Aunque quedan vestigios de esta tradición lo cierto es que ya no es dominante y que en buena medida se ha desmantelado la crítica que se mostraba receptiva a estos esfuerzos y que ahora suelen contemplarse como anomalías, celebradas en ocasiones (como el trébol de cuatro hojas o el ternero de dos cabezas) pero poco seguidas y desde una posición lateral. Se ha impuesto un modelo comunicativo, razonable, tejido a medias entre las enseñanzas de la escritura creativa (diálogos sujetos a la trama, capítulos breves con paradas para descansar, alternancia de reflexión y descripciones, psicología plausible…) y las inercias del periodismo (frases claras, orden cronológico, caracterización razonable…) en las antípodas de los desafíos estilísticos precedentes. Para bien o para mal, este es el aire de la época.

La segunda tradición refractaria a la cordialidad domina el siglo XIX y es una suerte de agresión moral. En novelas como Anna Karenina, Middlemarch, Tiempos difíciles o en casi todas las del ciclo de La comedia humana (por no mencionar a Hardy, Crimen y castigo o los vitriolos de las Brontë) somos arrojados a una suerte de complejo remolino (o avispero) de deseos e intereses, mediados por la sociedad pero forzando sus límites, sin los agarraderos fáciles de la identificación (¿cómo ponerse en la piel de Anna o de los Karamazov, de Jude o del fiero Vautrin), obligados a guiarnos con nuestros propios filamentos morales por unos relatos y conflictos que nos interesan muchísimo (están en el corazón de nuestras vidas y nuestros negocios), pero que no siempre sabemos cómo ordenar ni dónde colocarnos ni qué sentir ni juzgar. Se trata de una literatura que funciona arrojándonos a los pies (y a veces a la cara) un pedazo de vida palpitante (con los músculos y los nervios que por norma general quedan ocultos bajo la piel bien visibles a los ojos) para que nos apañemos con ella.

Lo que estos libros hacen es alejar el tema a una distancia donde a cambio de no «dominarlo», de no poder abarcarlo con nuestros prejuicios lo comprendamos con toda su complejidad.
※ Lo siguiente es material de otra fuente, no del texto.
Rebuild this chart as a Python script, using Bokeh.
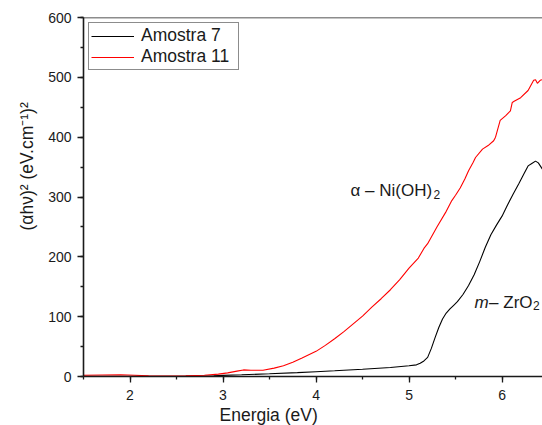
from bokeh.plotting import figure
from bokeh.models import Label, Span, Range1d, Legend, LegendItem, SingleIntervalTicker, Title
from bokeh.embed import file_html
from bokeh.resources import INLINE

# ---- data ----
x_am7 = [1.5, 1.8, 2.0, 2.3, 2.6, 2.9, 3.0, 3.2, 3.5, 3.8, 4.0, 4.2, 4.5, 4.8, 5.0,
         5.08, 5.12, 5.16, 5.2, 5.24, 5.28, 5.32, 5.36, 5.4, 5.44, 5.48, 5.52, 5.58,
         5.64, 5.7, 5.76, 5.82, 5.88, 5.94, 6.0, 6.06, 6.12, 6.18, 6.24, 6.28, 6.32,
         6.36, 6.39, 6.42, 6.45]
y_am7 = [0.5, 0.5, 0.5, 0.5, 0.7, 1.2, 1.8, 2.8, 4.5, 6.5, 8, 9.5, 12, 15, 18,
         19.5, 22, 26, 32, 47, 65, 82, 96, 106, 113, 119, 125, 137,
         152, 170, 192, 216, 237, 253, 268, 287, 305, 322, 340, 352, 356,
         360, 357, 350, 343]

x_am11 = [1.5, 1.7, 1.9, 2.05, 2.2, 2.4, 2.6, 2.8, 2.95, 3.05, 3.15, 3.22, 3.3, 3.43,
          3.55, 3.65, 3.75, 3.85, 4.0, 4.1, 4.2, 4.3, 4.4, 4.5, 4.6, 4.7, 4.8, 4.9,
          5.0, 5.1, 5.16, 5.2, 5.3, 5.4, 5.46, 5.5, 5.55, 5.6, 5.64, 5.69, 5.715,
          5.79, 5.85, 5.91, 5.93, 5.98, 6.04, 6.09, 6.11, 6.13, 6.2, 6.28, 6.34,
          6.36, 6.38, 6.41, 6.45]
y_am11 = [2, 2.5, 3, 2, 1, 0.8, 1, 2, 4, 6, 9, 11, 10.5, 10.5,
          14, 18, 24, 31, 42, 52, 63, 75, 88, 101, 116, 130, 145, 162,
          181, 198, 214, 222, 250, 276, 294, 303, 315, 330, 344, 358, 366,
          380, 386, 394, 400, 428, 436, 444, 458, 460, 466, 478, 495,
          496, 490, 495, 497]

series_names = ["Amostra 7", "Amostra 11"]
series_colors = ["#000000", "#ff0000"]

FONT = "Liberation Sans"
INK = "#1a1a1a"

p = figure(width=542, height=425, output_backend="svg", toolbar_location=None,
           x_range=Range1d(1.5, 6.435), y_range=Range1d(0, 600),
           min_border_left=83, min_border_right=0, min_border_top=17,
           min_border_bottom=49)
p.outline_line_color = None
p.grid.visible = False
p.background_fill_color = "white"

r7 = p.line(x_am7, y_am7, line_color=series_colors[0], line_width=1.1)
r11 = p.line(x_am11, y_am11, line_color=series_colors[1], line_width=1.1)

for ax in (p.xaxis[0], p.yaxis[0]):
    ax.axis_line_color = INK
    ax.axis_line_width = 1.6
    ax.major_tick_line_color = INK
    ax.minor_tick_line_color = INK
    ax.major_tick_line_width = 1.3
    ax.minor_tick_line_width = 1.3
    ax.major_tick_in = 0
    ax.major_tick_out = 6
    ax.minor_tick_in = 0
    ax.minor_tick_out = 3
    ax.major_label_text_font = FONT
    ax.major_label_text_font_size = "14px"
    ax.major_label_text_color = INK

p.xaxis[0].ticker = SingleIntervalTicker(interval=1, num_minor_ticks=2)
p.yaxis[0].ticker = SingleIntervalTicker(interval=100, num_minor_ticks=2)
p.xaxis[0].major_label_standoff = 7
p.yaxis[0].major_label_standoff = 6

# top frame line
p.add_layout(Span(location=600, dimension="width", line_color=INK, line_width=1.6))

legend = Legend(items=[LegendItem(label=series_names[0], renderers=[r7]),
                       LegendItem(label=series_names[1], renderers=[r11])],
                location="top_left")
legend.margin = 5
legend.padding = 2
legend.spacing = 0
legend.label_height = 21
legend.label_width = 95
legend.glyph_width = 43
legend.label_standoff = 7
legend.label_text_font = FONT
legend.label_text_font_size = "17.5px"
legend.label_text_color = INK
legend.border_line_color = INK
legend.border_line_width = 1.2
legend.background_fill_alpha = 1
p.add_layout(legend)

# axis titles
xt = Title(text="Energia (eV)", align="left", offset=136, standoff=1,
           text_font=FONT, text_font_size="17.5px", text_font_style="normal",
           text_color=INK)
p.add_layout(xt, "below")
yt = Title(text="(\u03b1h\u03bd)\u00b2 (eV.cm\u207b\u00b9)\u00b2", align="left", offset=146,
           standoff=18, text_font=FONT, text_font_size="17.5px",
           text_font_style="normal", text_color=INK)
p.add_layout(yt, "left")

# in-plot annotations
p.add_layout(Label(x=4.371, y=310.8, text="\u03b1 \u2013 Ni(OH)", text_font=FONT,
                   text_font_size="17px", text_baseline="alphabetic", text_color=INK))
p.add_layout(Label(x=5.262, y=305, text="2", text_font=FONT,
                   text_font_size="12px", text_baseline="alphabetic", text_color=INK))
p.add_layout(Label(x=5.704, y=124, text="m", text_font=FONT, text_font_style="italic",
                   text_font_size="17px", text_baseline="alphabetic", text_color=INK))
p.add_layout(Label(x=5.861, y=124, text="\u2013 ZrO", text_font=FONT,
                   text_font_size="17px", text_baseline="alphabetic", text_color=INK))
p.add_layout(Label(x=6.333, y=118, text="2", text_font=FONT,
                   text_font_size="12px", text_baseline="alphabetic", text_color=INK))

open("out.html", "w").write(file_html(p, INLINE))
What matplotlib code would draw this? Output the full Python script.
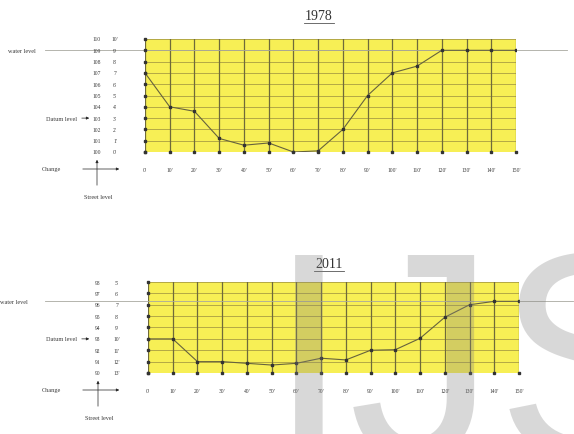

Incrementan nuestro conocimiento de una parcela de mundo a cambio de sacudir las nociones tranquilizadoras que teníamos sobre ellos. No son precisamente cordiales.

Esta novelística sigue existiendo, pero no es ni de lejos la corriente dominante. En el centro de la novela contemporánea (y del relato y del ensayo con nervio narrativo) se ha situado una literatura cordial cuya pretensión es acercar el asunto, exponerlo sin sombras, ayudarnos a navegar por él. No nos dejan a solas con nuestros fantasmas y pensamientos, sino que nos dan la mano para atravesar juntos los pasillos sombríos. Una literatura que ilumina y acompaña, de refrendo, cuyo discurso trasciende al libro de manera que el autor puede seguir hablando de lo que trata (el amor, la amistad, el dinero…) en el espacio público como una prolongación de sus ficciones y podemos acudir a él para que nos siga guiando en las procelosas aguas de los problemas comunes. Subrayamos lo que ya sabemos y escuchamos cosas que nos conciernen.

Muchos de nosotros no perderíamos la oportunidad de conocer a Balzac o a Woolf, pero como se contempla una tempestad o una torre. ¿Le preguntaríamos a Dickens por las delicias de la explotación humana, a Emily Brontë por las fantasías de amar a un muerto o a Dostoievski por la naturaleza del parricidio? El examen de lo cercano, la exposición de la propia experiencia y el tono de la cordialidad han alterado la fisonomía de la literatura contemporánea, y también lo que se espera (y se le exige, aunque sea con suavidad) a un escritor de ficción. Las valoraciones de este cambio, recibido por lo general con alegría, dependen de cada lector. Sobre las profundas transformaciones del oficio apenas estamos empezando a ver las consecuencias, y quizás sería provechoso pensarlas juntos un día, pero no será hoy: en esta línea me despido de esta serie de artículos. Espero que les haya interesado.